Raw data -
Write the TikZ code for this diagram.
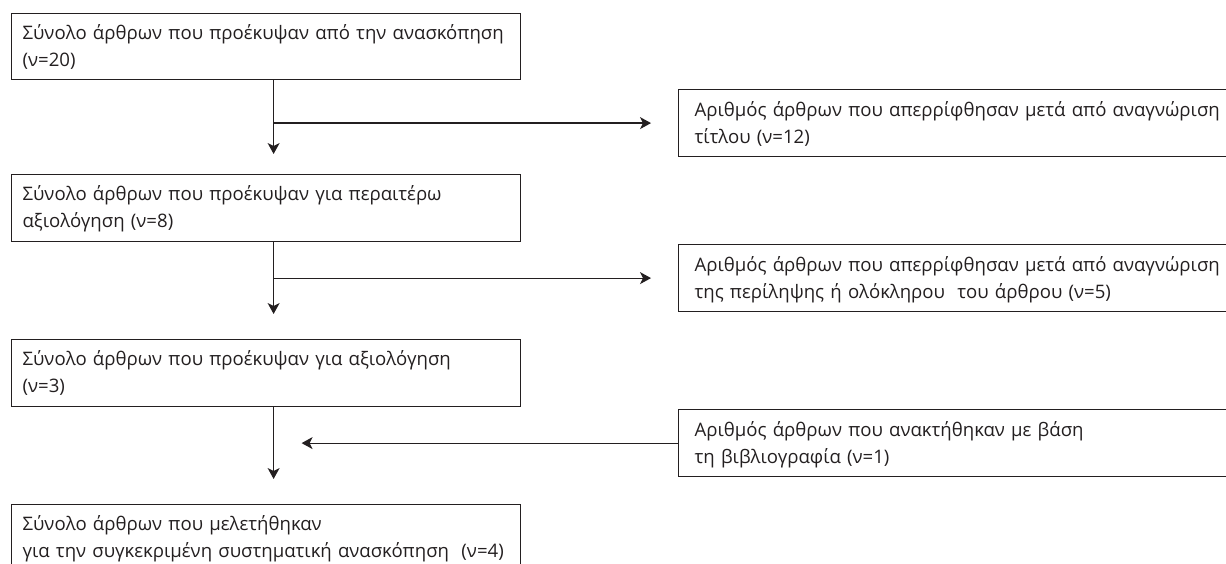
\documentclass[tikz,border=0pt]{standalone}
\usepackage{fontspec}
\setmainfont{Open Sans}
\usetikzlibrary{arrows.meta}
\definecolor{ink}{HTML}{231F20}

\begin{document}
\begin{tikzpicture}[x=1pt,y=-1pt,
  lbox/.style={draw=ink,line width=1.2pt,anchor=north west,inner xsep=11pt,inner ysep=0pt,
    text width=487pt,minimum height=66.5pt,align=left,text height=16pt,text depth=30pt,
    text=ink,font=\fontsize{18.6}{27}\selectfont},
  rbox/.style={lbox,inner xsep=16pt,text width=560pt,minimum height=67pt},
  arr/.style={draw=ink,line width=1.2pt,-{Stealth[length=11pt,width=12pt,inset=3pt]}}]
\useasboundingbox (0,0) rectangle (1226,564); % khung
% cột trái
\node[lbox] (l1) at (11,12.7) {Σύνολο άρθρων που προέκυψαν από την ανασκόπηση\\(ν=20)};
\node[lbox] (l2) at (11,174) {Σύνολο άρθρων που προέκυψαν για περαιτέρω\\αξιολόγηση (ν=8)};
\node[lbox] (l3) at (11,339) {Σύνολο άρθρων που προέκυψαν για αξιολόγηση\\(ν=3)};
\node[lbox] (l4) at (11,504) {Σύνολο άρθρων που μελετήθηκαν\\για την συγκεκριμένη συστηματική ανασκόπηση~ (ν=4)};
% cột phải
\node[rbox] (r1) at (678,89) {Αριθμός άρθρων που απερρίφθησαν μετά από αναγνώριση\\τίτλου (ν=12)};
\node[rbox] (r2) at (678,244) {Αριθμός άρθρων που απερρίφθησαν μετά από αναγνώριση\\της περίληψης ή ολόκληρου~ του άρθρου (ν=5)};
\node[rbox] (r3) at (678,409) {Αριθμός άρθρων που ανακτήθηκαν με βάση\\τη βιβλιογραφία (ν=1)};
% trục dọc
\coordinate (s1) at ([xshift=7.5pt]l1.south);
\coordinate (s2) at ([xshift=7.5pt]l2.south);
\coordinate (s3) at ([xshift=7.5pt]l3.south);
\coordinate (j1) at (s1 |- r1.west);
\coordinate (j2) at (s2 |- r2.west);
\coordinate (j3) at (s3 |- r3.west);
\draw[arr] (s1) -- ([yshift=20pt]s1 |- l2.north);
\draw[arr] (s2) -- ([yshift=25pt]s2 |- l3.north);
\draw[arr] (s3) -- ([yshift=25pt]s3 |- l4.north);
% nhánh ngang
\draw[arr] (j1) -- ([xshift=-27pt]r1.west);
\draw[arr] (j2) -- ([xshift=-27pt]r2.west);
\draw[arr] (r3.west) -- ([xshift=28pt]j3);
\end{tikzpicture}
\end{document}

What you have to do - Word for word, quote the lines above. Omit the pictures.

Solution -
Write the TikZ code for this diagram.
\documentclass[tikz,border=0pt]{standalone}
\usepackage{fontspec}
\setmainfont{Open Sans}
\usetikzlibrary{arrows.meta}
\definecolor{ink}{HTML}{231F20}

\begin{document}
\begin{tikzpicture}[x=1pt,y=-1pt,
  lbox/.style={draw=ink,line width=1.2pt,anchor=north west,inner xsep=11pt,inner ysep=0pt,
    text width=487pt,minimum height=66.5pt,align=left,text height=16pt,text depth=30pt,
    text=ink,font=\fontsize{18.6}{27}\selectfont},
  rbox/.style={lbox,inner xsep=16pt,text width=560pt,minimum height=67pt},
  arr/.style={draw=ink,line width=1.2pt,-{Stealth[length=11pt,width=12pt,inset=3pt]}}]
\useasboundingbox (0,0) rectangle (1226,564); % khung
% cột trái
\node[lbox] (l1) at (11,12.7) {Σύνολο άρθρων που προέκυψαν από την ανασκόπηση\\(ν=20)};
\node[lbox] (l2) at (11,174) {Σύνολο άρθρων που προέκυψαν για περαιτέρω\\αξιολόγηση (ν=8)};
\node[lbox] (l3) at (11,339) {Σύνολο άρθρων που προέκυψαν για αξιολόγηση\\(ν=3)};
\node[lbox] (l4) at (11,504) {Σύνολο άρθρων που μελετήθηκαν\\για την συγκεκριμένη συστηματική ανασκόπηση~ (ν=4)};
% cột phải
\node[rbox] (r1) at (678,89) {Αριθμός άρθρων που απερρίφθησαν μετά από αναγνώριση\\τίτλου (ν=12)};
\node[rbox] (r2) at (678,244) {Αριθμός άρθρων που απερρίφθησαν μετά από αναγνώριση\\της περίληψης ή ολόκληρου~ του άρθρου (ν=5)};
\node[rbox] (r3) at (678,409) {Αριθμός άρθρων που ανακτήθηκαν με βάση\\τη βιβλιογραφία (ν=1)};
% trục dọc
\coordinate (s1) at ([xshift=7.5pt]l1.south);
\coordinate (s2) at ([xshift=7.5pt]l2.south);
\coordinate (s3) at ([xshift=7.5pt]l3.south);
\coordinate (j1) at (s1 |- r1.west);
\coordinate (j2) at (s2 |- r2.west);
\coordinate (j3) at (s3 |- r3.west);
\draw[arr] (s1) -- ([yshift=20pt]s1 |- l2.north);
\draw[arr] (s2) -- ([yshift=25pt]s2 |- l3.north);
\draw[arr] (s3) -- ([yshift=25pt]s3 |- l4.north);
% nhánh ngang
\draw[arr] (j1) -- ([xshift=-27pt]r1.west);
\draw[arr] (j2) -- ([xshift=-27pt]r2.west);
\draw[arr] (r3.west) -- ([xshift=28pt]j3);
\end{tikzpicture}
\end{document}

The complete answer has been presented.